The reader should bear in mind that this level of complexity is seen in an example text that is typical of a modern academic journal article. Manuscript witnesses, grammatical or linguistic analysis, critical editions, texts with overlapping hierarchies, drama and other more complex works exhibit a corresponding rise in the possible markup options.

The choices offered in each case for this passage are legitimate and would result in a valid TEI document. A TEI document may be valid, even though encoding choices have been made inconsistently by the encoder. Validation software gives no notice of inconsistent but valid encoding since it gauges only formal validity and not consistency of formally valid markup. Consistency in encoding is a judgment that must be made by the encoding team, even though, as detailed below, there are software scripts that may assist in that effort. If the encoding has been inconsistent, that will most often be seen during efforts to display or search the text.

Despite the emphasis on encoding texts properly, the first real test for any project is display of visual images of the encoded text to department heads or funders. The stylesheet designer is responsible for creating the stylesheets that will either convert or display the text and will test those stylesheets against samples from the project. Inconsistent encoding means that stylesheets that work with one document may or may not work with another document. Given the range of possible encodings, it is very difficult for a stylesheet author to compensate for inconsistent markup. It should be assumed that such errors will first be noticed either at the public debut of the project or while demonstrating the final version to university administrators who are reviewing the project. It is difficult to explain why some portions of the text are not displaying properly while others are, particularly if admitting inconsistent encoding practices is not an option. The problem can be passed off as a stylesheet problem but matters are even worse when searching is attempted.

Assume that the stylesheet fails to display ‘The Babylonian Captivity of the Church’ as a title. Thinking that the stylesheet author has failed in some regard, the user attempts to search the document for titles of works cited. Oddly enough, far fewer titles appear than are known (or assumed) to occur in the text. The next search is for personal names known to occur in the text. Like the titles of works, some are found, some are not. The encoding team knows the information is in the file but the software is simply not finding it. Realizing that it is unlikely that both the stylesheet writer and the search engine failed on the same day, the encoders start looking at the encoded text.

One of the problems that is noticed early in their review is the different encoding of the titles and personal names in the text. Each has a very legitimate argument for their choice but they now have several hundred texts that vary from each others in ways that are not easy to find. The stylesheet writer can adapt the stylesheets to some degree but that will not help with searching inconsistently encoded files. Time, grant money and energy has been spent on creating texts that can only with difficulty be displayed acceptably (not properly), cannot be accessed with markup aware software accurately and will be difficult and expensive to fix.
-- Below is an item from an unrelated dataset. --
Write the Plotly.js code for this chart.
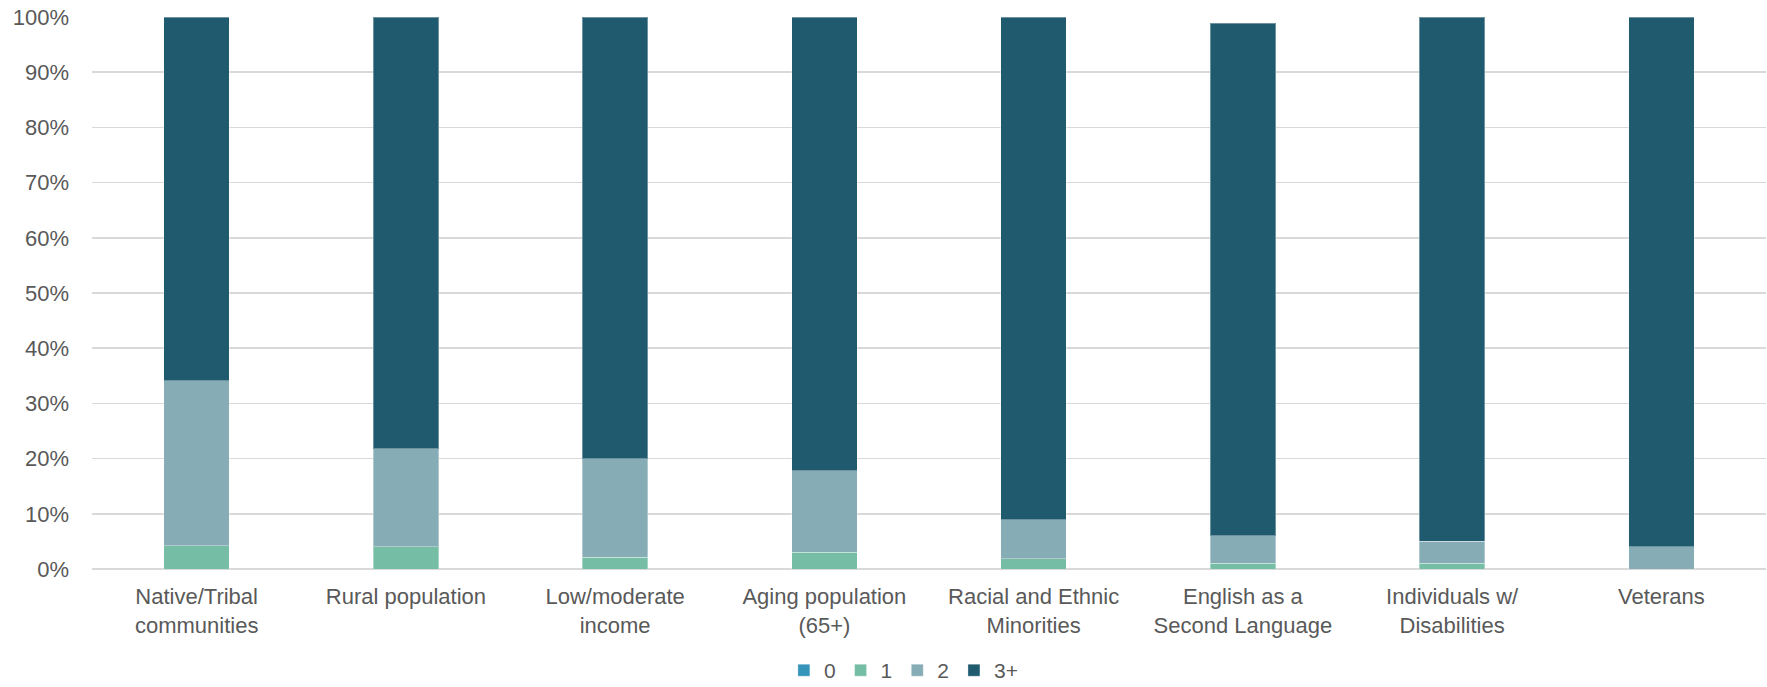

How would formalizing markup help avoid this result?

Formalizing markup: a process of discovery

The process of formalizing markup is actually a proces of learning about a body of texts. Specialists know the text but not from the standpoint of imposing markup from a fixed set of elements such as the TEI Guidelines. And it is not always obvious what TEI elements should be used to encode particular parts of a text, even if there is agreement on those features. The process of applying markup to a particular group of text begins with ‘modeling’ the text(s) to be encoded.
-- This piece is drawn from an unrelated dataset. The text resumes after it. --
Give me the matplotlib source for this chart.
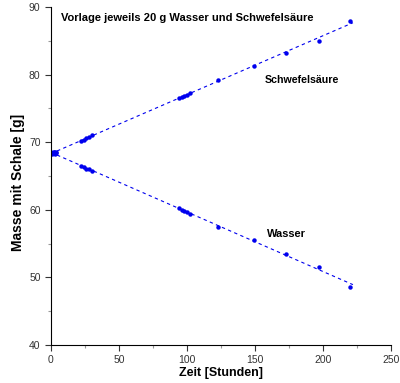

Modeling a text is the process of making explicit what is understood implicitly by most readers. There are few readers who would have not recognized ‘The Babylonian Captivity of the Church’ in the passage cited above as somehow different from the surrounding text. As was seen from the analysis, however, it was possible to legitimately encode that portion of text in several ways. It is insufficient to rely upon readers reaching the same conclusion about that passage for markup purposes and hence the need to model the text. A model for that particular text, could well decide that all titles that appear in the article, should be encoded as references to the online versions of the text whenever possible. That would allow for special display of the title in the running text as well as facilitating hypertext linking to the actual text itself.

Unfortunately for scholars (and others) the process of ‘modeling’ texts has been rarely treated outside of technical markup literature. One of the more accessible attempts to address this important issue can be found in Developing SGML DTDs: From Text to Model to Markup: by Eve Maler and Jeanne El Andaloussi. Despite its formidable title, Chapter 4 Document Type Needs Analysis: and Chapter 5 Document Type Modeling and Specification: can be used as guides to analyzing documents. These chapters are written for users who are developing and not using an existing DTD but the same modeling considerations apply in either case. (Other treatments that are readily available include: Structuring XML Documents: by David Megginson, and The XML and SGML Cookbook by Rick Jelliffe.)
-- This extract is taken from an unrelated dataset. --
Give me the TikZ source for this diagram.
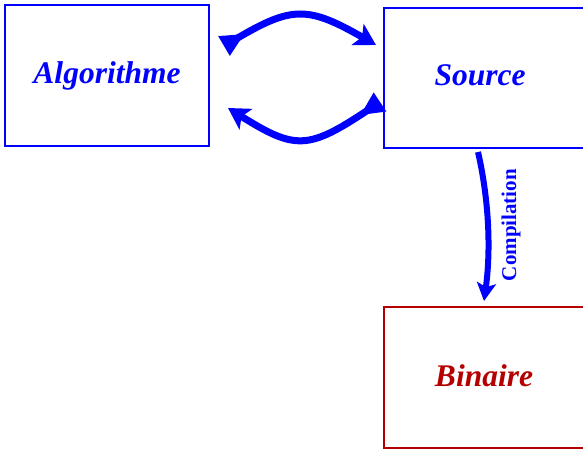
\documentclass[tikz,border=0pt]{standalone}
\usepackage{fontspec}
\setmainfont{Liberation Serif}
\usetikzlibrary{arrows.meta}
\definecolor{myblue}{RGB}{0,0,255}
\definecolor{myred}{RGB}{180,0,0}
\begin{document}
\begin{tikzpicture}[x=1pt,y=-1pt,
  box/.style={draw=myblue,line width=1.5pt,minimum width=204pt,minimum height=141pt,inner sep=0pt},
  lbl/.style={font=\fontsize{31.5}{31.5}\selectfont\bfseries\itshape,text=myblue},
  bigarrow/.style={draw=myblue,line width=7pt,
    {Triangle[reversed,length=24pt,width=21pt]}-{Stealth[length=21pt,width=24pt,inset=5pt]}},
  downarrow/.style={draw=myblue,line width=6pt,-{Stealth[length=18pt,width=19pt,inset=4pt]}}]
\useasboundingbox (0,0) rectangle (583,449);
\node[box] (alg) at (107,75.5) {};
\node[lbl] at (alg.center) {Algorithme};
\node[box,minimum width=204pt,minimum height=140pt] (src) at (486,78) {};
\node[lbl] at (480,75) {Source};
\node[box,draw=myred,minimum width=204pt,minimum height=141pt] (bin) at (486,377.5) {};
\node[lbl,text=myred] at (484,376) {Binaire};
\coordinate (t1) at (224,46);
\coordinate (t2) at (376,45);
\coordinate (b1) at (380,102);
\coordinate (b2) at (228,108);
\coordinate (v1) at (478,152);
\coordinate (v2) at (484,301);
\draw[bigarrow] (t1) .. controls (292,6) and (308,6) .. (t2);
\draw[bigarrow] (b1) .. controls (308,150) and (295,150) .. (b2);
\draw[downarrow] (v1) .. controls (489,200) and (491,250) .. (v2);
\node[rotate=90,font=\fontsize{21}{21}\selectfont\bfseries,text=myblue] (comp) at (511,225) {Compilation};
\end{tikzpicture}
\end{document}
Maler and Andaloussi present a modeling language and sample forms for analysis of any text. While the suggested process will be unfamiliar at first, scholars who are embarking on long term encoding projects would be well advised to adapt both the modeling language and process into written documentation for their projects. It will not only aid in the process of analysis but will result in documentation of markup choices for an intellectual history of the project. The alternative is ad hoc encoding decisions/practices or undocumented encoding decisions/practices, which are almost as pernicious as ad hoc ones.

To model texts for an encoding project, a sample of texts from those to be encoded should be chosen as a starting point. The sample should fairly represent the full range of materials that the project will be encoding. This sample set of texts should be examined and every feature that should be encoded should be marked and the suggested encoding recorded. Since it is a sample of a larger body of material, it is almost certain that features will appear in texts that were not discovered during this initial survey. The process of documenting encoding choices at the beginning of the project will allow new features to be encoded consistently with choices already made by the project. The process of analysis and modeling is never quite finished in a project until it reaches the last text to be encoded. New features may be discovered in the last text to be encoded but an important goal of any encoding project is ensure consistent encoding of features in its texts, whether at the beginning or end of the project.

When developing a proposed encoding for texts, scholars should be wary of presuming that their interpretation of some features as being too ‘obvious’ to merit recording an encoding. Markup is the process of making both the obvious as well as the not so obvious structures in a text explicit and not implied, so every feature that is to be encoded in the project should be noted, along with the appropriate markup. Even something as common as a paragraph should be noted and illustrated with examples.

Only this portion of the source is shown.